La réussite de Minari tient essentiellement par le charisme indéniable de son casting, le petit Alan Kim en tête, dont la rivalité avec sa grand-mère réserve de nombreux fou-rires. Mais Lee Isaac Chung tire également son épingle du jeu par la manière dont il met en lumière cet écart entre les générations, entre la grand-mère qui découvre totalement les États-Unis, les parents qui sont arrivés dans le pays pour tenter de faire leur vie et leurs enfants qui, eux, sont nés ici. Il joue donc en permanence de cette double culture, fait passer régulièrement ses personnages de l’anglais au coréen et les confronte à des traditions tantôt discutables (le rituel de la punition) ou de nouveaux rituels (la découverte du Mountain Dew par la grand-mère, que les enfants appellent de l’eau de source).

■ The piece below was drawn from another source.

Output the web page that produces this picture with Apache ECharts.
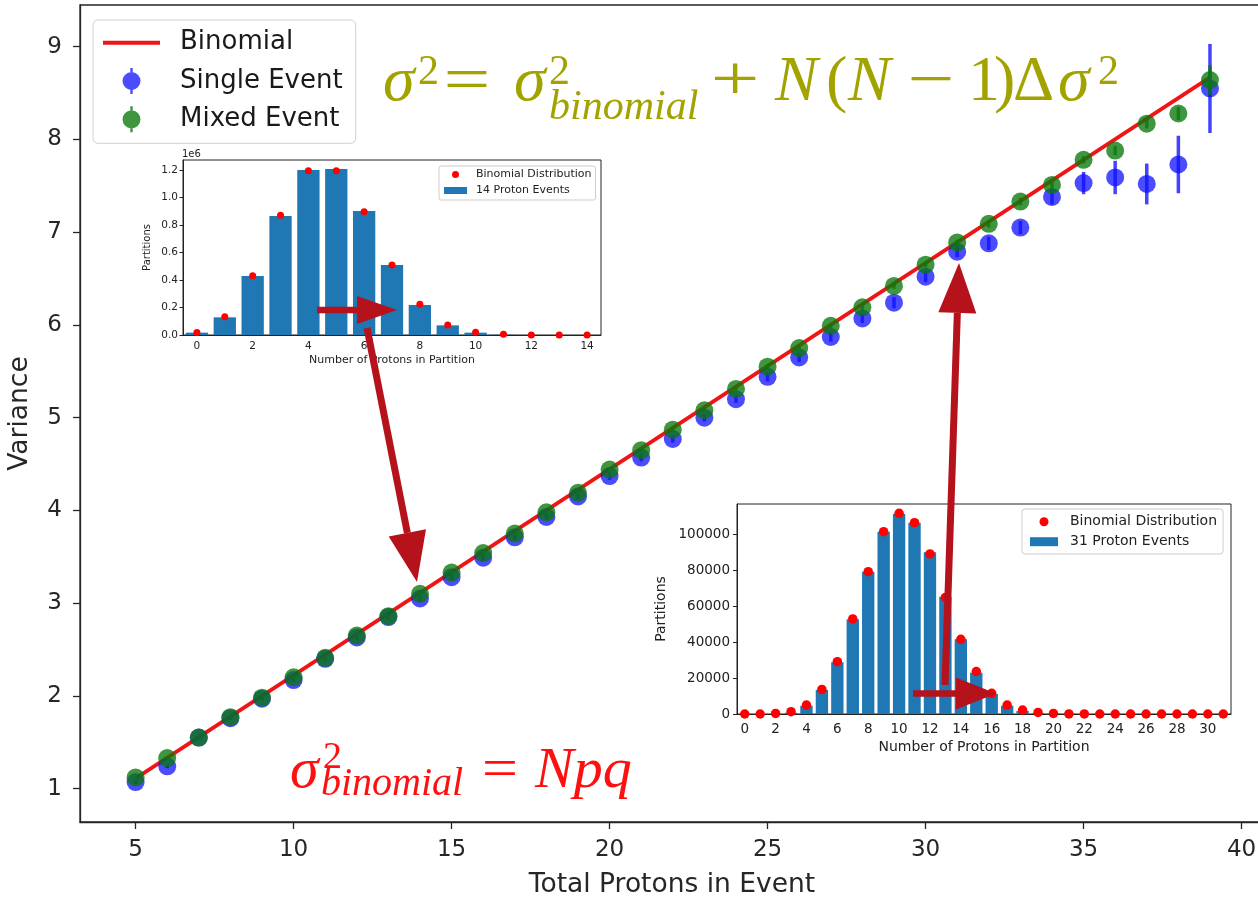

Si la construction du film est relativement balisée, Minari ne s’embourbe jamais pour autant dans un surplus d’émotions, trouvant toujours la juste mesure. Lorsque la famille décide de pratiquer sa foi et de rencontrer les habitants blancs des alentours, il sera question d’ouverture et de respect et non de discrimination, à l’heure où la haine raciale semble se décomplexer de plus en plus à travers les États. La seule petite maladresse viendra des autres enfants qui tentent de comprendre pourquoi David et Anne sont « différents », mais ce dernier point est bien vite oublié. Bref : Minari présente un esprit de bienveillance particulièrement bienvenu, et en guise de film d’ouverture d’un festival qui observe l’évolution de la société américaine, la remet en perspective à travers son histoire, peut-être n’y a-t-il pas mieux pour souhaiter et trouver l’apaisement.

Minari, de Lee Isaac Chung. Avec Steven Yeun, Yeri Han, Noel Kate Cho, Yuh-Jung Youn, Alan Kim et Will Patton. Sortie en salles prochainement via ARP Sélection.